Carrot Cake Whole Wheat Cookie Snacks (dairy free)
Cookies honestly do make for a great grab and go or pre-packed snack. These Carrot Cake Whole Wheat Cookie Snacks are a wonderfully healthy cookie to have ready to go for when that snack attack hits.
We all get that mid-afternoon snack attack. Either we want something sweet or salty and typically go for the not so good for you kind of snacks. No need for that anymore. Meal prep a batch of these carrot cake whole wheat cookies and you will have a deliciously healthy snack option for that desperate hunger moment.

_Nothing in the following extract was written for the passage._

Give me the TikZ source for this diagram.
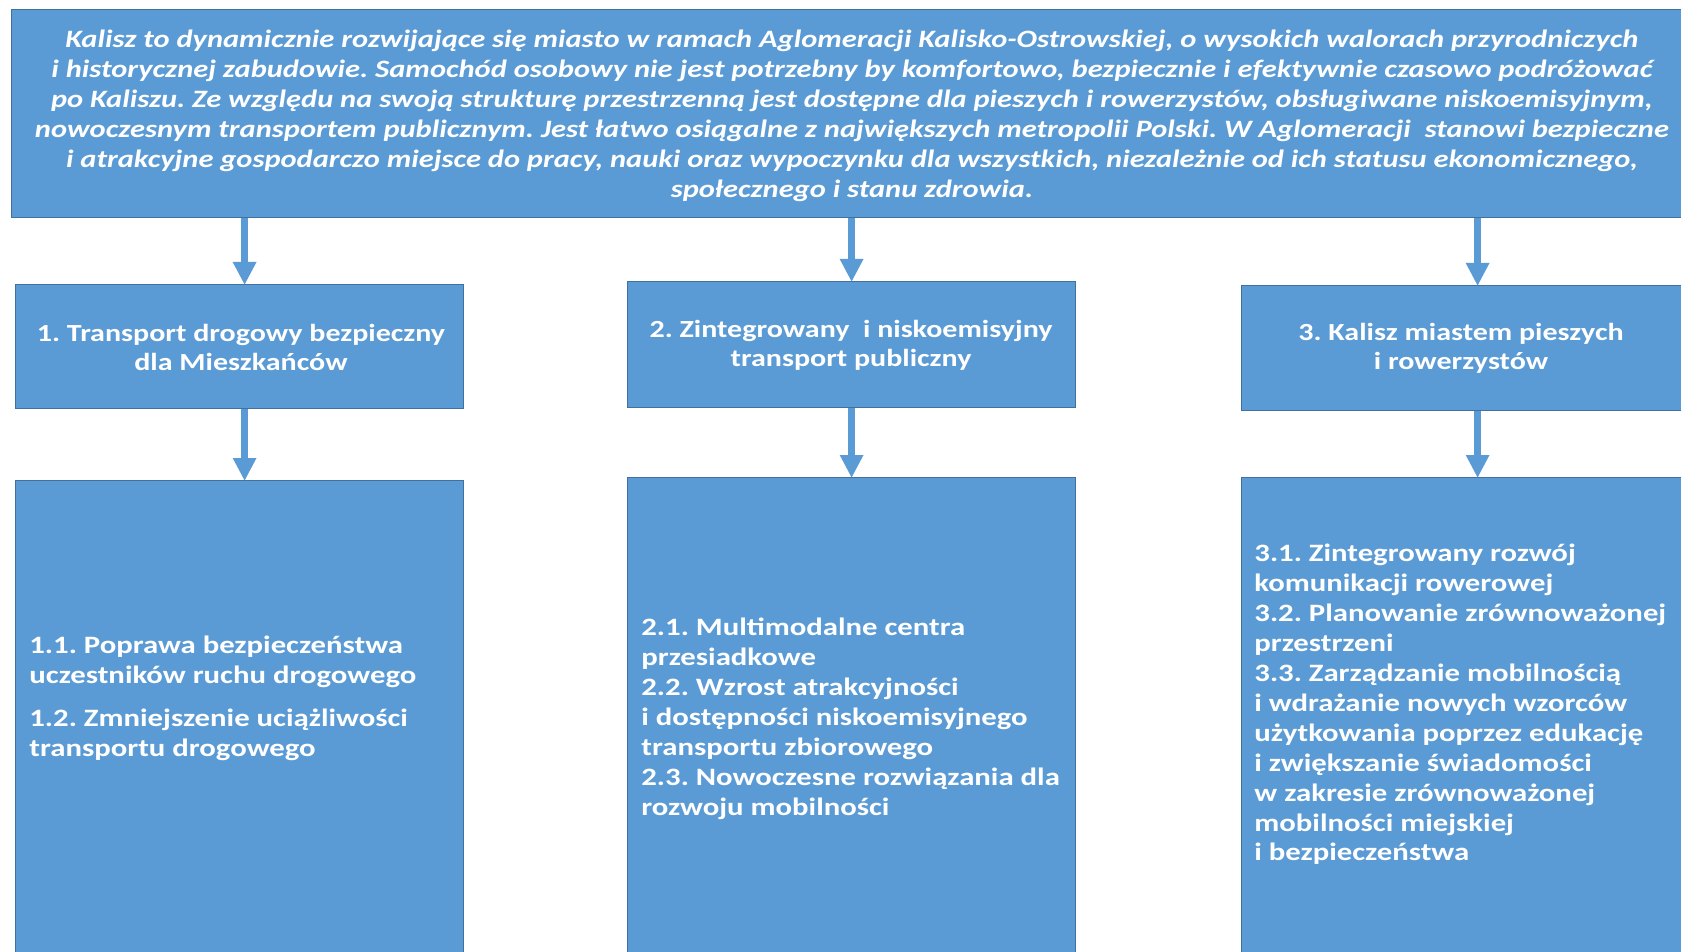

One thing is for sure, we could all use more vegetables in our diet. Well this recipe is helping solve that problem. Loading up this batter with shredded carrots makes the cookies not only taste like a carrot cake. With all the healthy ingredients the shredded carrots make this even healthier. If you have picky non-vegetable eating kids in your family make a batch of these cookies. Finely shredded and cut the carrots so that they can’t even see them within the cookie. The light sweet drizzle frosting on top will distract their eyes and tastebuds for them to devour this healthy cookie snack.
For any dairy allergies this carrot cake whole wheat cookie recipe is dairy free. No butter, no milk, nothing that will aggravate the allergy. If you are road tripping or traveling this holiday season pack a few of these for your travels. They are hearty, whole wheat, and fiber rich cookies that will hold you over until your next meal.
- 3/4 cup Whole wheat flour
- 1/2 tsp Baking Soda
- 1/4 tsp Sea Salt
- 1.5 tsp Ground Cinnamon
- A pinch of nutmeg optionals
- 1/4 cup Coconut Oil melted
- 1/3 cup Light Brown Sugar
- 1 large Egg
- 1 heaping cup Shredded Carrots
- 1 tsp Vanilla Extract
- 1 1/4 cup Rolled Oats optional to use Gluten Free oats
- 1/3 cup Shredded Unsweetened Coconut
- 1/4 cup Raw Chopped Walnuts
- 1/4 cup Raisins
For the Glaze
- 1/4 cup Powdered Sugar
- 1 tsp Milk or Almond Milk
1. Preheat oven to 350 degrees F. Line a baking sheet with parchment paper.
2. In a medium bowl, whisk together flour, baking soda, cinnamon, nutmeg, and salt.
3. In a separate large bowl mix together coconut oil, brown sugar, egg and vanilla until well combined; next fold in shredded carrots. Add in flour mixture and mix with a wooden spoon until just combined. Fold in oats, coconut, pecans, and raisins.
4. Use a small cookie scoop and drop by tablespoonful on prepared baking sheet. Gently flatten with your hand. Bake for 9-11 minutes or until golden brown around the edges. Cool cookies for a few minutes on the baking sheet before transferring to a wire rack to finish cooling.
5. To make the glaze: Combine powdered sugar, almond milk and cinnamon in a bowl. Drizzle a tiny bit over cookies, then let dry. Makes about 18 cookies.